The Technology Behind the Magnetic Levitation Train
You may have heard of Japan’s Maglev Train-also known as the fastest floating train in the world, clocking in at an impressive 310 plus miles per hour speed. So far the Maglev train is only notably operating as a transport system in Japan, China, and a few other countries, but recent reports suggest that the impressive floating train technology could make its way to the U.S. in the near future.
How it Works
The Maglev is named for the concept that it is built on, magnetic levitation. Magnetic levitation, the levitation of an object using natural magnetic fields, looks like magic but is actually based on some practical science and physics concepts and principles. Superconductivity and magnetism are some of the main principles behind the maglev technology. When cooled to very low temperatures some materials have zero electrical resistance and consequently, expel magnetic fields. This allows superconductors in a Maglev to levitate above and below a magnetic guideway.
There are two notable magnetic levitation technologies relevant to the Maglev.

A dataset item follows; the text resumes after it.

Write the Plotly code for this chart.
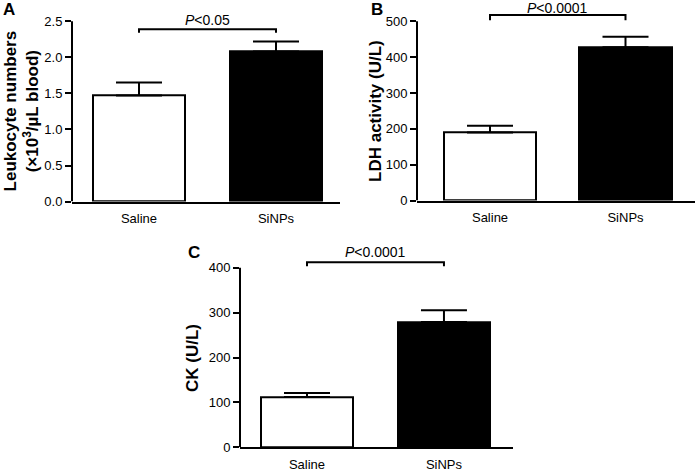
import plotly.graph_objects as go

W, H = 696, 475

categories = ["Saline", "SiNPs"]
bar_colors = ["white", "black"]

# Panel A: leukocytes (×10^3/µL blood)
leuko_mean = [1.47, 2.08]
leuko_err = [0.18, 0.14]
# Panel B: LDH activity (U/L)
ldh_mean = [190, 428]
ldh_err = [19, 29]
# Panel C: CK (U/L)
ck_mean = [112, 279]
ck_err = [9, 26]

p_texts = ["<i>P</i>&lt;0.05", "<i>P</i>&lt;0.0001", "<i>P</i>&lt;0.0001"]
ytick_A = [0.0, 0.5, 1.0, 1.5, 2.0, 2.5]
ytick_B = [0, 100, 200, 300, 400, 500]
ytick_C = [0, 100, 200, 300, 400]

FONT = "Arial, Liberation Sans, sans-serif"

panels = [
    dict(name="A", mean=leuko_mean, err=leuko_err, ticks=ytick_A, tickfmt=".1f",
         xpx=(72, 340), zero=205, toppx=21.7, range_top=2.75, xrange=[-0.489, 1.467],
         width=0.67, bracket=(2.39, 2.34), ptext=2.52,
         title="Leukocyte numbers<br>(×10<sup>3</sup>/µL blood)", title_x=21,
         letter=(9, 10)),
    dict(name="B", mean=ldh_mean, err=ldh_err, ticks=ytick_B, tickfmt="d",
         xpx=(417, 695), zero=204, toppx=21.7, range_top=556, xrange=[-0.539, 1.513],
         width=0.68, bracket=(518, 503), ptext=537,
         title="LDH activity (U/L)", title_x=376, letter=(377, 10)),
    dict(name="C", mean=ck_mean, err=ck_err, ticks=ytick_C, tickfmt="d",
         xpx=(240, 513), zero=455, toppx=272.3, range_top=450, xrange=[-0.489, 1.504],
         width=0.67, bracket=(412, 403.5), ptext=434,
         title="CK (U/L)", title_x=192.5, letter=(194, 257)),
]

fig = go.Figure()
shapes = []
annotations = []

for i, p in enumerate(panels):
    sfx = "" if i == 0 else str(i + 1)
    xa, ya = "x" + sfx, "y" + sfx
    top_tick = p["ticks"][-1]
    fig.add_trace(go.Bar(
        x=[0, 1], y=p["mean"], width=p["width"],
        marker=dict(color=bar_colors, line=dict(color="black", width=2)),
        error_y=dict(type="data", symmetric=False, array=p["err"],
                     arrayminus=[0, 0], color="black", thickness=2, width=23),
        xaxis=xa, yaxis=ya, showlegend=False, hoverinfo="skip",
    ))
    scale = (p["zero"] - p["toppx"]) / top_tick
    top_px = p["zero"] - scale * p["range_top"]
    ydom = [1 - p["zero"] / H, min(1.0, 1 - top_px / H)]
    xdom = [p["xpx"][0] / W, p["xpx"][1] / W]
    fig.layout["xaxis" + sfx] = dict(
        domain=xdom, range=p["xrange"], anchor=ya, tickvals=[0, 1], ticktext=categories,
        showline=True, linecolor="black", linewidth=2, ticks="", showgrid=False,
        zeroline=False, tickfont=dict(family=FONT, size=13, color="black"),
        ticklabelstandoff=4, fixedrange=True)
    fig.layout["yaxis" + sfx] = dict(
        domain=ydom, range=[0, p["range_top"]], anchor=xa, tickvals=p["ticks"],
        tickformat=p["tickfmt"], showline=False, ticks="outside", ticklen=6,
        tickwidth=2, tickcolor="black", showgrid=False, zeroline=False,
        tickfont=dict(family=FONT, size=13, color="black"), fixedrange=True)
    # y axis line drawn only up to the top tick
    shapes.append(dict(type="line", xref=xa + " domain", yref=ya, x0=0, x1=0,
                       y0=0, y1=top_tick, line=dict(color="black", width=2)))
    # significance bracket
    bt, bb = p["bracket"]
    shapes.append(dict(type="path", xref=xa, yref=ya,
                       path=f"M 0,{bb} L 0,{bt} L 1,{bt} L 1,{bb}",
                       line=dict(color="black", width=2)))
    annotations.append(dict(text=p_texts[i], x=0.5, y=p["ptext"], xref=xa, yref=ya,
                            showarrow=False, font=dict(family=FONT, size=14, color="black"),
                            xanchor="center", yanchor="middle"))
    annotations.append(dict(text="<b>" + p["title"] + "</b>", textangle=-90,
                            x=p["title_x"] / W, y=1 - (p["zero"] + p["toppx"]) / 2 / H,
                            xref="paper", yref="paper", showarrow=False,
                            xanchor="center", yanchor="middle",
                            font=dict(family=FONT, size=17, color="black")))
    lx, ly = p["letter"]
    annotations.append(dict(text="<b>" + p["name"] + "</b>", x=lx / W, y=1 - ly / H,
                            xref="paper", yref="paper", showarrow=False,
                            xanchor="center", yanchor="middle",
                            font=dict(family=FONT, size=17, color="black")))

fig.update_layout(
    width=W, height=H, autosize=False, margin=dict(l=0, r=0, t=0, b=0),
    paper_bgcolor="white", plot_bgcolor="white",
    shapes=shapes, annotations=annotations, bargap=0,
    font=dict(family=FONT, color="black"),
)

fig.write_html("out.html", config={"displayModeBar": False, "responsive": False},
               post_script="document.documentElement.style.overflow='hidden';document.body.style.margin='0';")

- Electromagnetic Suspension - uses electronically controlled electromagnets in the train to attract to a track made of ferrous material, usually steel. This method is based on magnetic attraction.
- Electrodynamic Suspension - uses superconducting electromagnets or strong permanent magnets to create a magnetic field to push and pull the train using currents.This method is based on magnetic repulsion and powers Japanese maglev transport.
The proposed Maglev train line would run from Washington D.C.to Baltimore. Some hope to eventually connect New York to D.C. with a line that would make travel time estimates an hour and 40 minutes less than the average travel time for the current U.S. train system. There is no official decision on whether the maglev train will be coming to the U.S. but Japan has offered to bring the technology to the the states with no licensing fee and unofficially proposed supporting the project with a $5 billion loan.